Which part on the right-hand side of this equation refers to:

*product of the fraction of the students in the course who have heard the rumour?
*fraction of students in the course who have not yet heard it?
• Nov 3rd 2010, 08:04 AM
Ackbeet
Technically, it could be either! However, most likely, p refers to those students who have heard the rumor. In this case, k will be positive. In the other case, k would turn out negative. In either case, you'll have 0 < p < 1. Does that answer your question?
• Nov 3rd 2010, 03:07 PM
SyNtHeSiS
Im still a bit confused. It makes a bit more sense to me if the equation was:

$\displaystyle \frac{dp}{dt} = kp$

since as the rate increases, so does the % of students that have heard the rumour.
• Nov 3rd 2010, 03:32 PM
Ackbeet
But then the rate would only depend on the percentage of people who had heard it.
• Nov 6th 2010, 12:06 AM
SyNtHeSiS
Why is it that the rate would also depend on the % of students who havent heard the rumour? I mean the aim is to find the % of people who have heard the rumour, so why would you need to include it (i.e. multiply it to % who have heard the rumour).
• Nov 6th 2010, 01:14 AM
Ackbeet
Well, think of it this way: you have a finite group of people who are subject to hearing the rumor. It seems reasonable to suppose that as p grows and gets closer to the total student population, the rate of growth would slow down (you'll have "loner" students who don't interact so much with the other students). Finally, once every student knows the rumor, you'd better have a zero growth rate! If you leave out the 1-p term, then the rumor will keep growing exponentially even after every student knows the rumor!
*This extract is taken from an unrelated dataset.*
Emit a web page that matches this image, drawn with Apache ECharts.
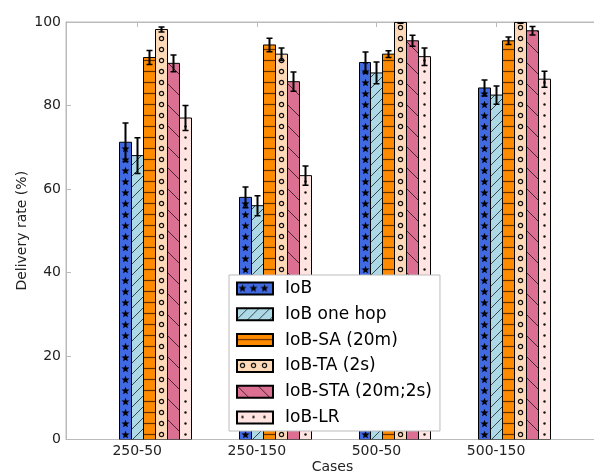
<!DOCTYPE html>
<html>
<head>
<meta charset="utf-8">
<script src="https://cdn.jsdelivr.net/npm/echarts@6/dist/echarts.min.js"></script>
<style>html,body{margin:0;padding:0;background:#fff}#c{width:594px;height:475px}</style>
</head>
<body>
<div id="c"></div>
<script>
// ---- data ----
const categories = ['250-50', '250-150', '500-50', '500-150'];
const seriesNames = ['IoB', 'IoB one hop', 'IoB-SA (20m)', 'IoB-TA (2s)', 'IoB-STA (20m;2s)', 'IoB-LR'];
const iob        = [71.2, 58.0, 90.3, 84.2];
const iobErr     = [4.6, 2.5, 2.5, 1.9];
const iobOneHop  = [68.0, 56.0, 87.8, 82.5];
const iobOneHopErr = [4.3, 2.4, 2.6, 2.2];
const iobSA      = [91.5, 94.5, 92.3, 95.5];
const iobSAErr   = [1.7, 1.6, 0.8, 0.9];
const iobTA      = [98.2, 92.3, 99.9, 99.9];
const iobTAErr   = [0.6, 1.5, 0.2, 0.2];
const iobSTA     = [90.1, 85.7, 95.5, 97.9];
const iobSTAErr  = [2.0, 2.3, 1.3, 1.0];
const iobLR      = [77.0, 63.2, 91.7, 86.3];
const iobLRErr   = [3.0, 2.3, 2.1, 1.9];
const yTicks = [0, 20, 40, 60, 80, 100];

const values = [iob, iobOneHop, iobSA, iobTA, iobSTA, iobLR];
const errors = [iobErr, iobOneHopErr, iobSAErr, iobTAErr, iobSTAErr, iobLRErr];

// ---- styling ----
const FONT = 'DejaVu Sans';
const barW = 0.1;            // bar width in x units
const tickOffset = 0.15;     // tick at centre of 2nd bar
const colors = ['#4169E1', '#ADD8E6', '#FF8C00', '#FFDAB9', '#DB7093', '#FFE4E1'];

function tile(w, h, bg, draw) {
  const c = document.createElement('canvas');
  c.width = w; c.height = h;
  const ctx = c.getContext('2d');
  ctx.fillStyle = bg; ctx.fillRect(0, 0, w, h);
  draw(ctx, w, h);
  return c;
}
function star(ctx, cx, cy, ro, ri) {
  ctx.beginPath();
  for (let i = 0; i < 10; i++) {
    const r = i % 2 ? ri : ro;
    const a = -Math.PI / 2 + i * Math.PI / 5;
    const x = cx + r * Math.cos(a), y = cy + r * Math.sin(a);
    i ? ctx.lineTo(x, y) : ctx.moveTo(x, y);
  }
  ctx.closePath(); ctx.fill();
}
const tiles = [
  tile(11, 11, colors[0], (ctx) => { ctx.fillStyle = '#000'; star(ctx, 5.5, 5.9, 4.2, 1.8); }),
  tile(11, 11, colors[1], (ctx, w, h) => {
    ctx.strokeStyle = 'rgba(0,0,0,0.75)'; ctx.lineWidth = 0.9;
    ctx.beginPath();
    ctx.moveTo(-1, h + 1); ctx.lineTo(w + 1, -1);
    ctx.moveTo(-1, 1); ctx.lineTo(1, -1);
    ctx.moveTo(w - 1, h + 1); ctx.lineTo(w + 1, h - 1);
    ctx.stroke();
  }),
  tile(11, 11, colors[2], (ctx, w) => {
    ctx.strokeStyle = 'rgba(70,30,0,0.85)'; ctx.lineWidth = 1.2;
    ctx.beginPath(); ctx.moveTo(0, 5.5); ctx.lineTo(w, 5.5); ctx.stroke();
  }),
  tile(11, 11, colors[3], (ctx) => {
    ctx.strokeStyle = '#111'; ctx.lineWidth = 1.2;
    ctx.beginPath(); ctx.arc(5.5, 5.5, 2.1, 0, Math.PI * 2); ctx.stroke();
  }),
  tile(21, 21, colors[4], (ctx, w, h) => {
    ctx.strokeStyle = 'rgba(0,0,0,0.75)'; ctx.lineWidth = 0.9;
    ctx.beginPath();
    ctx.moveTo(-1, -1); ctx.lineTo(w + 1, h + 1);
    ctx.moveTo(w - 1, -1); ctx.lineTo(w + 1, 1);
    ctx.moveTo(-1, h - 1); ctx.lineTo(1, h + 1);
    ctx.stroke();
  }),
  tile(11, 11, colors[5], (ctx) => {
    ctx.fillStyle = '#111';
    ctx.beginPath(); ctx.arc(5.5, 5.5, 1.2, 0, Math.PI * 2); ctx.fill();
  })
];
function pattern(k, x, y) {
  return { image: tiles[k], repeat: 'repeat', x: x || 0, y: y || 0 };
}

const chart = echarts.init(document.getElementById('c'), null, { renderer: 'canvas' });

const series = seriesNames.map((name, k) => ({
  name: name,
  type: 'custom',
  clip: true,
  itemStyle: { color: pattern(k, 0, 0), borderColor: '#000', borderWidth: 1 },
  data: categories.map((c, g) => [g, values[k][g], errors[k][g]]),
  encode: { x: 0, y: 1 },
  renderItem: function (params, api) {
    const g = api.value(0), v = api.value(1), e = api.value(2);
    const x0 = g + k * barW, x1 = g + (k + 1) * barW, xc = g + (k + 0.5) * barW;
    const pTop = api.coord([x0, v]);
    const pBot = api.coord([x1, 0]);
    const left = Math.round(pTop[0]), right = Math.round(pBot[0]);
    const top = pTop[1], bottom = pBot[1];
    const eTop = api.coord([xc, v + e]);
    const eBot = api.coord([xc, v - e]);
    const cx = Math.round(eTop[0]) + 0.5;
    const cap = 3;
    return {
      type: 'group',
      children: [
        {
          type: 'rect',
          shape: { x: left + 0.5, y: top, width: right - left, height: bottom - top },
          style: { fill: pattern(k, left + 1, 0), stroke: '#000', lineWidth: 1 }
        },
        {
          type: 'line',
          shape: { x1: cx, y1: eTop[1], x2: cx, y2: eBot[1] },
          style: { stroke: '#000', lineWidth: 2 }
        },
        {
          type: 'line',
          shape: { x1: cx - cap, y1: eTop[1], x2: cx + cap, y2: eTop[1] },
          style: { stroke: '#000', lineWidth: 1.5 }
        },
        {
          type: 'line',
          shape: { x1: cx - cap, y1: eBot[1], x2: cx + cap, y2: eBot[1] },
          style: { stroke: '#000', lineWidth: 1.5 }
        }
      ]
    };
  }
}));

const tickVals = categories.map((c, g) => g + tickOffset);

chart.setOption({
  animation: false,
  backgroundColor: '#fff',
  grid: {
    left: 66, top: 22, right: -5, bottom: 35.5,
    containLabel: false, outerBoundsMode: 'none',
    show: true, borderColor: '#bbb', borderWidth: 1, backgroundColor: 'transparent'
  },
  legend: {
    orient: 'vertical',
    left: 229, top: 275,
    itemWidth: 36, itemHeight: 12, itemGap: 8.8,
    padding: [5, 8, 5, 7],
    backgroundColor: '#fff', borderColor: '#bbb', borderWidth: 1, borderRadius: 0,
    icon: 'rect',
    textStyle: { fontFamily: FONT, fontSize: 17, color: '#000', padding: [0, 0, 0, 7] },
    data: seriesNames
  },
  xAxis: [
    {
      type: 'value', min: -0.445, max: 4.01,
      axisLine: { show: true, onZero: false, lineStyle: { color: '#bbb', width: 1 } },
      axisTick: { show: true, inside: true, length: 5, customValues: tickVals, lineStyle: { color: '#bbb' } },
      axisLabel: {
        show: true, customValues: tickVals, margin: 5,
        fontFamily: FONT, fontSize: 14, color: '#222',
        formatter: function (v) { return categories[Math.round(v - tickOffset)] || ''; }
      },
      splitLine: { show: false },
      name: 'Cases', nameLocation: 'middle', nameGap: 21, nameMoveOverlap: false,
      nameTextStyle: { fontFamily: FONT, fontSize: 14, color: '#222' }
    },
    {
      type: 'value', min: -0.445, max: 4.01, position: 'top',
      axisLine: { show: true, onZero: false, lineStyle: { color: '#bbb', width: 1 } },
      axisTick: { show: true, inside: true, length: 5, customValues: tickVals, lineStyle: { color: '#bbb' } },
      axisLabel: { show: false },
      splitLine: { show: false }
    }
  ],
  yAxis: {
    type: 'value', min: yTicks[0], max: yTicks[yTicks.length - 1], interval: 20,
    axisLine: { show: true, onZero: false, lineStyle: { color: '#bbb', width: 1 } },
    axisTick: { show: true, inside: true, length: 5, lineStyle: { color: '#bbb' } },
    axisLabel: { fontFamily: FONT, fontSize: 14, color: '#222', margin: 5 },
    splitLine: { show: false },
    name: 'Delivery rate (%)', nameLocation: 'middle', nameGap: 37, nameMoveOverlap: false,
    nameTextStyle: { fontFamily: FONT, fontSize: 14, color: '#222' }
  },
  series: series
});
</script>
</body>
</html>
That's hardly realistic.

Make sense?
• Nov 6th 2010, 09:23 AM
SyNtHeSiS
Thanks for the good explanation, it makes sense now.

I got a function:

$\displaystyle \frac{p}{p -1} = Ae^{kt}$ and subbed in the initial condition p(0) = 8% to get:

$\displaystyle \frac{0.8}{0.8 - 1} = A$
$\displaystyle A = -4$
but my memo said A = $\displaystyle \frac{2}{23}$. I cant see anything wrong with what I did though.
• Nov 6th 2010, 12:05 PM
skeeter
Quote:

Originally Posted by SyNtHeSiS
I got a function:

$\displaystyle \frac{p}{p -1} = Ae^{kt}$

how did you get that function from the DE

$\displaystyle \displaystyle \frac{dp}{dt} = kp(1-p)$ ?
• Nov 9th 2010, 03:17 AM
SyNtHeSiS
Quote:

Originally Posted by skeeter
how did you get that function from the DE

$\displaystyle \displaystyle \frac{dp}{dt} = kp(1-p)$ ?

Here is my working:

$\displaystyle \int \frac{1}{p(1 - p)}dp = \int k dt$

$\displaystyle \int \frac{1}{p} + \frac{1}{1 - p} dp = kt + C$ (by partial fractions)

$\displaystyle \int \frac{1}{p} - \frac{1}{p - 1} dp = kt + C$

$\displaystyle ln|p| - ln|p - 1| = kt + C$

$\displaystyle ln|\frac{p}{p - 1}| = kt + C$

$\displaystyle \frac{p}{p - 1} = e^{kt}e^c$

$\displaystyle \frac{p}{p - 1} = Ae^{kt}$

using p(0) = 8%:

$\displaystyle \frac{0.8}{0.8 - 1} = A$

$\displaystyle A = -4$
• Nov 9th 2010, 04:45 AM
Ackbeet
p(0) = 0.08, not 0.8. That will get you the right magnitude. We've still got a sign error somewhere, though. I think the problem is here:

$\displaystyle \ln\left|\dfrac{p}{p-1}\right|=kt+C.$

$\displaystyle \dfrac{p}{p-1}=Ae^{kt}.$

I think it needs to be this:

$\displaystyle \ln\left|\dfrac{p}{p-1}\right|=\ln\left(\dfrac{p}{1-p}\right)=kt+C.$

Hence,

$\displaystyle \dfrac{p}{1-p}=Ae^{kt}.$

Do you follow?
• Nov 9th 2010, 04:58 AM
SyNtHeSiS
Yeah I do.

The only place where I made a change of sign was in the following steps:

$\displaystyle \int \frac{1}{p} + \frac{1}{1 - p} dp = kt + C$ (by partial fractions)

$\displaystyle \int \frac{1}{p} - \frac{1}{p - 1} dp = kt + C$, since later when I integrate $\displaystyle \frac{1}{1 - p}$, it must be in the form of $\displaystyle -\frac{1}{p - 1}$ for the log
• Nov 9th 2010, 05:16 AM
Ackbeet
Your integration was totally fine. I'm telling you that since the logarithm's argument is an absolute magnitude, and since 0 < p < 1 always, you need to take the form of the absolute magnitude that I just outlined.